Early the next morning, I was greeted by decorating nag ten million and one. I crawled out of bed assigned locations to each child and the search began again. By lunch time I was starting to lose hair and the younger children lost interest and began to mess up our once “tidy” home. We had to end our search to take the younger children to the doctor and by the time we dropped of dad thirty minutes away at work, went to our appointment an hour and twenty minutes in the opposite direction, purchased antibiotics with a long wait time, feed the kids dinner at Aunt Susie’s (conveniently located between our home and the doctor), picked up dad and returned home it was almost midnight.
One would think the search was over, at least till the next day, but no I was obsessed. I needed Jesus to find rest. I decided to check the boy’s room myself. It was not a pretty sight. For sometime now my boys have been shoving and stuffing instead of cleaning. I discovered my eldest son is a serious pack rat. Clothing was in toy bins and desk drawers. The dresser housed everything but clothing. Under pillows even more knickknacks were stashed. I decided to dump their stuffed animal bin (the easiest thing to clean out in the closet) There on the bottom was the missing angel. I replaced the stuffed animals and put the other items found where they belonged. This one bucket took thirty minutes to sort. Convinced baby Jesus must be somewhere stuffed in the wrong place and determined the boys must clean out everything themselves. I crawled into bed and thinking of all the possible places we might have overlooked fell asleep. Well before the sun came up I awoke to children screaming. “Mom found the angel”! “I bet she is hiding baby Jesus until Christmas”. “Yahoo, we can decorate now!” Please remember I am not always a monster, but I had no sleep and the sun was not yet shining. I roared from bed, “Baby Jesus has not been found”! One brave soul quietly asked from the other room, “Can we decorate anyway?”

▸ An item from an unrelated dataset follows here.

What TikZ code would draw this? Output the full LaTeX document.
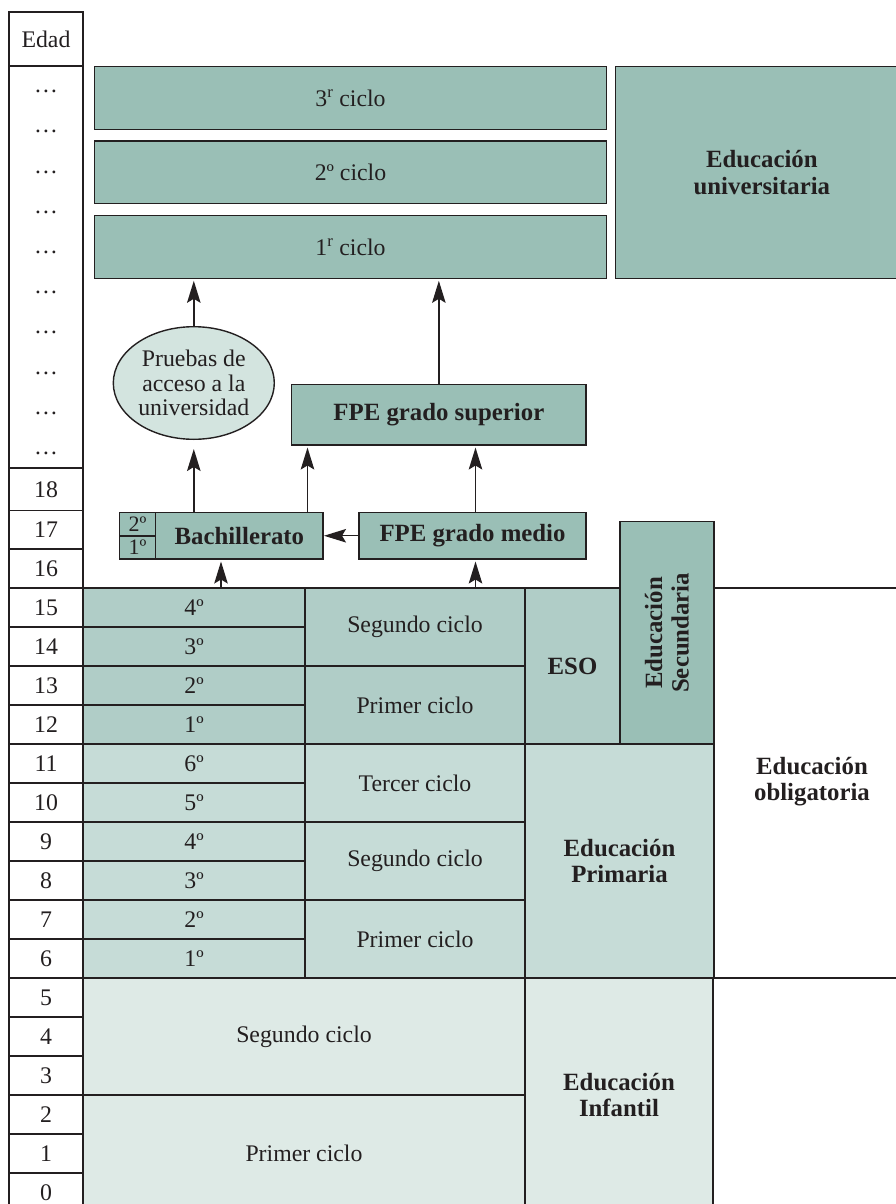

Remembering that this was after all baby Jesus we were looking for, children were given breakfast before I started dumping drawers for kids to sort and clean. The younger girls helped with laundry and keeping Joanna entertained (build forts with the piles of clean clothes mom already folded so Joanna can crawl over them and “attack” you) while Amelia and I went thru all of the girls’ drawers and toy bins. The boys complained, procrastinated, tried blaming each other; but eight hours, six bins, six dresser drawers, one night stand, and seven desk drawers later their room was almost spotless. I say almost spotless because in a moment of rare sanity, realizing I had serious Jesus finding issues, I let Lucas use three desk drawers to put all his papers, scraps of paper and torn magazines in and let the clutter on the dresser top remain until after Christmas”.
Earlier in the day when Amelia and I were searching dad’s office for Jesus we joked around that the house was so messy Jesus was hiding until we cleaned it. The thought lightened the mood in the house and we shared our theory with the other kids.
As Lucas and I finished the last dumped drawer of items most of the other children watched a movie. Sarah joined us in the boys’ room and wanted to “help”. She was not very discriminating about where she was putting stuff so we gave her the task of again searching the little people trunk for baby Jesus. After removing several items she joyfully shouts she found baby Jesus! Lucas jumped up and went to see. Sarah laughed a naughty laugh. Yes, at the innocent age of three by only a few days, my daughter knows how to tease! No baby Jesus.
We were finally down to a shoe box worth of items when Sarah again turned to us and said she found Jesus. Having heard her cry wolf before, we didn’t believe her. I asked her to show me and she said, “It to hard for me I can’t” (translation: “I don’t want to”). Convinced of her dishonesty we shrugged our shoulders and returned to our work. I sighed defeated and told Lucas when he was done we could start to decorate without baby Jesus. As this scene unfolded Amelia walked into the room spotted what Sarah had seen in the trunk and with a joyous triumphant voice shouted, “BABY JESUS”!